Event Distances Location Date
Cross Country Series Various see: http://qldathletics.org.au/Home Queensland, various April – August 2018
Various see: http://nswathletics.org.au/   New South Wales, various April – August 2018
Various see: http://tasathletics.org.au/Home Tasmania, various June – August 2018
Various see: http://www.runningsa.com.au/XC-Champs South Australia, various July – August 2018
Various see: http://athsvic.org.au/ Victoria, various April – August 2018
Various see: http://www.waathletics.org.au/ Western Australia, various April – September 2018
City to Surf (Sydney) 14km: http://city2surf.com.au/ Sydney, New South Wales 12 August 2018
The Canberra Tines Fun Run 5km, 10km, 14km: http://www.canberratimesfunrun.com.au/ Canberra, ACT 2 September 2018
City to Surf (Perth) 4km fun run, 12km, half marathon, marathon: http://perthcitytosurf.com/ Perth, WA 26 August 2018
Bridge 2 Brisbane 5km, 10km: https://bridgetobrisbane.com.au/ Brisbane, Queensland 26 August 2018
Gold Coast Marathon 4km (Junior Dash), 5.7km Fun Run, 10km Run, Half Marathon, Marathon: https://goldcoastmarathon.com.au/ Gold Coast, Queensland 30 June – 1 July 2018
Melbourne Marathon 3km walk, 5.7km run, 10km run, half marathon, marathon: http://melbournemarathon.com.au/ Melbourne, Victoria 14 October 2018
Great Ocean Road Running Festival Great ocean road walk (5km or 10km), 1.5km kids gallop, 6km run, 14km run, 23km “half” marathon, 44 km “marathon” 60km ultra marathon: http://greatoceanroadrunfest.com.au/ Lorne, Victoria 19 – 20 May 2018
Australia Outback Marathon 6km, 11km, half marathon, marathon: http://australianoutbackmarathon.com/ Alice Springs, NT 28 July 2018
Adelaide Marathon festival 5km, 10km, half marathon, marathon: https://adelaidemarathon.org.au/ Adelaide, South Australia 25 – 27 May 2018

 

Tips for a successful season

Steve Manning, Head Coach (Level 3 Coach) and Director of Queensland’s Intraining Running and Triathlon Club has given Runner’s Tribe the following 5 tips to have a successful winter season:

  1. Master the art of hills – for shorter hills, surge before the hill to get speed leading into the hill, then maintain that for as long as possible.
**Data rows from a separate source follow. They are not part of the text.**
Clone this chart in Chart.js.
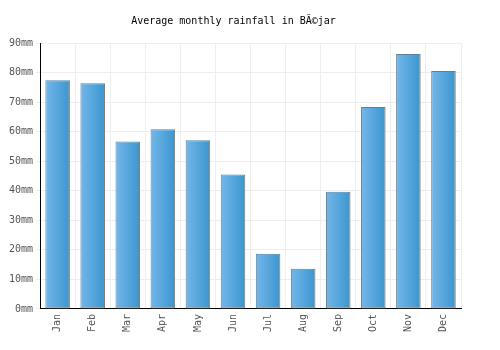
<!DOCTYPE html>
<html>
<head>
<meta charset="utf-8">
<script src="https://cdn.jsdelivr.net/npm/chart.js@4"></script>
<style>
  html, body { margin: 0; padding: 0; background: #fff; }
  #wrap { width: 500px; height: 350px; }
</style>
</head>
<body>
<div id="wrap"><canvas id="rainChart" width="500" height="350"></canvas></div>
<script>
  // ---------- Data ----------
  const months = ["Jan", "Feb", "Mar", "Apr", "May", "Jun", "Jul", "Aug", "Sep", "Oct", "Nov", "Dec"];
  const rainfall = [77.4, 76.4, 56.7, 60.8, 57.1, 45.5, 18.7, 13.6, 39.7, 68.3, 86.3, 80.5];
  const yTicks = [0, 10, 20, 30, 40, 50, 60, 70, 80, 90];

  const monoFont = "'DejaVu Sans Mono', monospace";

  // paint a left-to-right gradient on each bar once its position is known
  const barGradientPlugin = {
    id: "barGradient",
    beforeDatasetsDraw(chart) {
      const ctx = chart.ctx;
      chart.getDatasetMeta(0).data.forEach((bar) => {
        const w = bar.width;
        const g = ctx.createLinearGradient(bar.x - w / 2, 0, bar.x + w / 2, 0);
        g.addColorStop(0, "#74b6e9");
        g.addColorStop(1, "#3a96cf");
        bar.options = Object.assign({}, bar.options, { backgroundColor: g });
      });
    },
  };

  new Chart(document.getElementById("rainChart"), {
    type: "bar",
    data: {
      labels: months,
      datasets: [{
        label: "Rainfall",
        data: rainfall,
        backgroundColor: "#4fa3dc",
        borderColor: "#7a7a7a",
        borderWidth: 1,
        borderSkipped: false,
        categoryPercentage: 1,
        barPercentage: 0.7,
      }],
    },
    plugins: [barGradientPlugin],
    options: {
      responsive: false,
      animation: false,
      layout: { padding: { left: 6, right: 39, top: 5, bottom: 13 } },
      plugins: {
        legend: { display: false },
        tooltip: { enabled: false },
        title: {
          display: true,
          text: "Average monthly rainfall in BĂ©jar",
          color: "#000",
          font: { family: monoFont, size: 10, weight: "normal" },
          padding: { top: 10, bottom: 16 },
        },
      },
      scales: {
        x: {
          grid: { color: "#eeeeee", offset: true, drawTicks: false },
          border: { color: "#000", width: 1 },
          ticks: {
            color: "#555",
            font: { family: monoFont, size: 10 },
            maxRotation: 90,
            minRotation: 90,
            padding: 5,
          },
        },
        y: {
          min: 0,
          max: 90,
          afterBuildTicks: (axis) => { axis.ticks = yTicks.map((v) => ({ value: v })); },
          grid: { color: "#eeeeee", drawTicks: true, tickLength: 4 },
          border: { color: "#000", width: 1 },
          ticks: {
            color: "#555",
            font: { family: monoFont, size: 10 },
            padding: 3,
            callback: (v) => v + "mm",
          },
        },
      },
    },
  });
</script>
</body>
</html>
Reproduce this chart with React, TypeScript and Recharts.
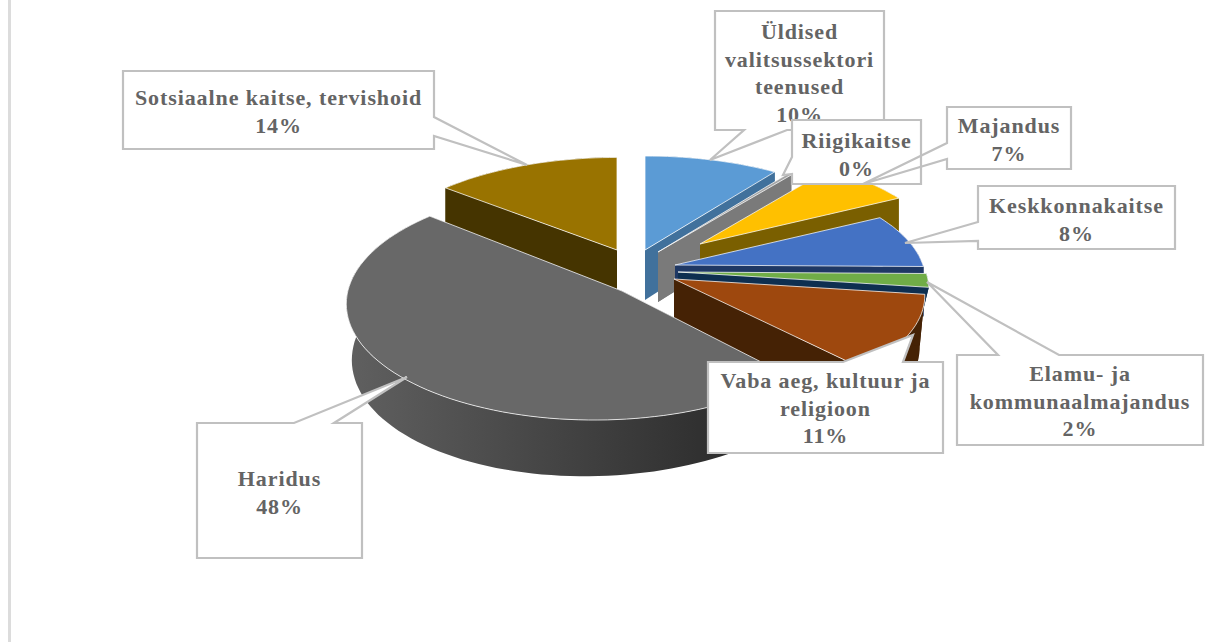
import React from 'react';
import { PieChart, Pie } from 'recharts';

const categories = [
  'Sotsiaalne kaitse, tervishoid',
  'Üldised valitsussektori teenused',
  'Riigikaitse',
  'Majandus',
  'Keskkonnakaitse',
  'Elamu- ja kommunaalmajandus',
  'Vaba aeg, kultuur ja religioon',
  'Haridus',
];
const shares = [14, 10, 0.3, 7, 8, 2, 11, 48];

const labelLines = [
  ['Sotsiaalne kaitse, tervishoid'],
  ['Üldised', 'valitsussektori', 'teenused'],
  ['Riigikaitse'],
  ['Majandus'],
  ['Keskkonnakaitse'],
  ['Elamu- ja', 'kommunaalmajandus'],
  ['Vaba aeg, kultuur ja', 'religioon'],
  ['Haridus'],
];

const topColors = ['#997300', '#5b9bd5', '#a5a5a5', '#ffc000', '#4472c4', '#70ad47', '#9e480e', '#686868'];
const wallColors = ['#453400', '#41719c', '#7a7a7a', '#7a5f00', '#1f3864', '#0e2f50', '#452205', 'url(#haridusWall)'];

// how far each slice is pulled out of the pie
const explode = [
  [-23, -20], [5, -20], [18, -18], [60, -26], [35, -5], [38, 2], [34, 9], [-18, 21],
];
// look of each slice: vertical squash, front perspective, side perspective, radius scale, wall bottom scale
const tilt = [
  [0.4355, 0.149, 0, 0.985, 1],
  [0.4355, 0.149, 0, 1, 1],
  [0.4355, 0.149, 0, 1, 1],
  [0.4355, 0.149, 0, 0.97, 1],
  [0.4355, 0.149, 0, 1, 1],
  [0.4355, 0.149, 0, 1, 0.95],
  [0.4355, 0.149, 0, 1, 0.98],
  [0.468, 0.1, 0.1, 0.995, 0.98],
];
const DEPTH = 50;

// callout boxes, the pointer runs clockwise round the box on the side it leaves from
const boxes = [
  { x: 123, y: 71, w: 311, h: 78, textY: 105, side: 'right', ptr: [[434, 117], [527, 165], [434, 136]] },
  { x: 715, y: 11, w: 169, h: 119, textY: 39, side: 'bottom', ptr: [[787, 130], [710, 160], [744, 130]] },
  { x: 792, y: 120, w: 129, h: 64, textY: 148, side: 'left', ptr: [[792, 174], [783, 175], [792, 157]] },
  { x: 947, y: 107, w: 124, h: 62, textY: 133, side: 'left', ptr: [[947, 159], [863, 184], [947, 143]], thin: true },
  { x: 978, y: 186, w: 197, h: 63, textY: 213, side: 'left', ptr: [[978, 241], [905, 243], [978, 222]] },
  { x: 957, y: 355, w: 246, h: 90, textY: 381, side: 'top', ptr: [[998, 355], [927, 282], [1059, 355]] },
  { x: 708, y: 362, w: 235, h: 91, textY: 388, side: 'top', ptr: [[843, 362], [913, 335], [903, 362]] },
  { x: 197, y: 423, w: 165, h: 135, textY: 486, side: 'top', ptr: [[294, 423], [407, 377], [334, 423]] },
];

const pieData = categories.map((name, i) => ({ name, value: shares[i], idx: i }));

const SliceShape = (props: any) => {
  const { cx, cy, outerRadius, startAngle, endAngle, payload } = props;
  const i = payload.idx;
  const [squash, front, side, scale, wallScale] = tilt[i];
  const ox = cx + explode[i][0];
  const oy = cy + explode[i][1];
  const radius = outerRadius * scale;

  const project = (deg: number, isBottom: boolean) => {
    const a = (deg * Math.PI) / 180;
    const u = Math.cos(a);
    const v = -Math.sin(a);
    const w = 1 - front * v + side * u;
    const x = (radius * u) / w;
    const y = (radius * squash * v) / w;
    return isBottom ? [ox + x * wallScale, oy + y + DEPTH / w] : [ox + x, oy + y];
  };
  const arc = (isBottom: boolean) => {
    const pts = [];
    const n = Math.max(2, Math.ceil(Math.abs(startAngle - endAngle) / 2));
    for (let k = 0; k <= n; k++) {
      pts.push(project(startAngle + ((endAngle - startAngle) * k) / n, isBottom));
    }
    return pts;
  };
  const toPath = (pts: number[][]) =>
    'M' + pts.map((p) => p[0].toFixed(1) + ',' + p[1].toFixed(1)).join('L') + 'Z';

  const top = arc(false);
  const bottom = arc(true);
  const wall = wallColors[i];
  const faceColor = i === 7 ? '#2e2e2e' : wall;

  return (
    <g>
      <path d={toPath([...top, ...bottom.slice().reverse()])} fill={wall} />
      <path d={toPath([[ox, oy], top[0], bottom[0], [ox, oy + DEPTH]])} fill={faceColor} />
      <path d={toPath([[ox, oy], top[top.length - 1], bottom[bottom.length - 1], [ox, oy + DEPTH]])} fill={faceColor} />
      <path d={toPath([[ox, oy], ...top])} fill={topColors[i]} stroke="#ffffff" strokeWidth={1} strokeOpacity={0.75} />
    </g>
  );
};

const Callout = (props: any) => {
  const i = props.payload ? props.payload.idx : props.index;
  const b = boxes[i];
  const tl = [b.x, b.y];
  const tr = [b.x + b.w, b.y];
  const br = [b.x + b.w, b.y + b.h];
  const bl = [b.x, b.y + b.h];
  const outline = [
    tl,
    ...(b.side === 'top' ? b.ptr : []),
    tr,
    ...(b.side === 'right' ? b.ptr : []),
    br,
    ...(b.side === 'bottom' ? b.ptr : []),
    bl,
    ...(b.side === 'left' ? b.ptr : []),
  ];
  const d = 'M' + outline.map((p) => p.join(',')).join('L') + 'Z';
  const lines = [...labelLines[i], `${Math.round((props.percent ?? 0) * 100)}%`];
  return (
    <g>
      {b.thin && <rect x={b.x} y={b.y} width={b.w} height={b.h} fill="#ffffff" />}
      <path d={d} fill={b.thin ? 'none' : '#ffffff'} stroke="#c0c0c0" strokeWidth={2.2} />
      <text
        x={b.x + b.w / 2}
        y={b.textY}
        textAnchor="middle"
        fontFamily="'Liberation Serif', serif"
        fontWeight="bold"
        fontSize={22}
        letterSpacing={0.9}
        fill="#646464"
      >
        {lines.map((line, k) => (
          <tspan key={k} x={b.x + b.w / 2} dy={k === 0 ? 0 : 27.5}>
            {line}
          </tspan>
        ))}
      </text>
    </g>
  );
};

export default function App() {
  return (
    <div style={{ position: 'absolute', left: 0, top: 0, width: 1223, height: 642, background: '#ffffff', overflow: 'hidden' }}>
      <div style={{ position: 'absolute', left: 8, top: 0, width: 3, height: 642, background: '#dcdcdc' }} />
      <PieChart width={1223} height={642} margin={{ top: 0, right: 0, bottom: 0, left: 0 }}>
        <defs>
          <linearGradient id="haridusWall" gradientUnits="userSpaceOnUse" x1="347" y1="0" x2="780" y2="0">
            <stop offset="0" stopColor="#606060" />
            <stop offset="1" stopColor="#262626" />
          </linearGradient>
        </defs>
        <Pie
          data={pieData}
          dataKey="value"
          nameKey="name"
          cx={640}
          cy={270}
          outerRadius={248}
          startAngle={140.25}
          endAngle={-219.75}
          stroke="none"
          isAnimationActive={false}
          labelLine={false}
          label={Callout}
          shape={SliceShape}
        />
      </PieChart>
    </div>
  );
}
This earlier acceleration gives you the momentum to get up and over the hill with less effort as opposed to trying to accelerate on the hill itself.  To go up longer hills, pick a speed that you think you can maintain for most of the hill and concentrate on leg turnover to keep the momentum.
  2. Race for place or race for pace – it is important to develop a race plan that focuses on your desired outcome. Pacing strategy changes depending on whether you are wanting to achieve a particular place or if you are aiming for a PB. If you are racing for place, then you take on a more competitive approach to challenge your opponents position. This works best if you understand your level of race fitness, who you are competing against and then being strategic on the course.  Racing for pace (time) is most achievable with a more conservative pacing strategy, usually one that is slower at the start then working through the field. This is a much less risky approach to racing, but usually will give you the nest possible time.
  3. Speed work counts – stronger racing occurs with at least one speed session in your weekly training program.  For example, a good base road session to include is 1km intervals run at your 5km race pace with either a 2 min stand recovery or a 1 km jog recovery.  A shorter and faster session might be a 400m base session with either a jog rec, or if the repetitions are run faster, a short standing recovery. When doing these shorter interval sessions, the muscles develop a strength that cannot be obtained from longer running.
  4. Race regularly and over a variety of surfaces – there is no better training than racing.  Racing will develop a confidence in your ability to manage start line nerves, the rush of speed and self control as everyone takes off, then working through the discomfort of hard running.  Running over different surfaces not only strengthens the muscles and tendons as they respond to the changing movement, but develops the ability to become a versatile runner able to cope with a variety of racing situations.
  5. Develop tactical skills – learn to run smarter with effective pacing, learning to surge and kick.  These are all tactical weapons that should be practiced in both speed work and racing. Understanding how your competitors race, and also being able to respond well in races can make you a formidable and unpredictable opponent on the race track.  An example of a tactical session is the kick session where the first 300m of a 400m rep is run strongly, then the last 100m flat out.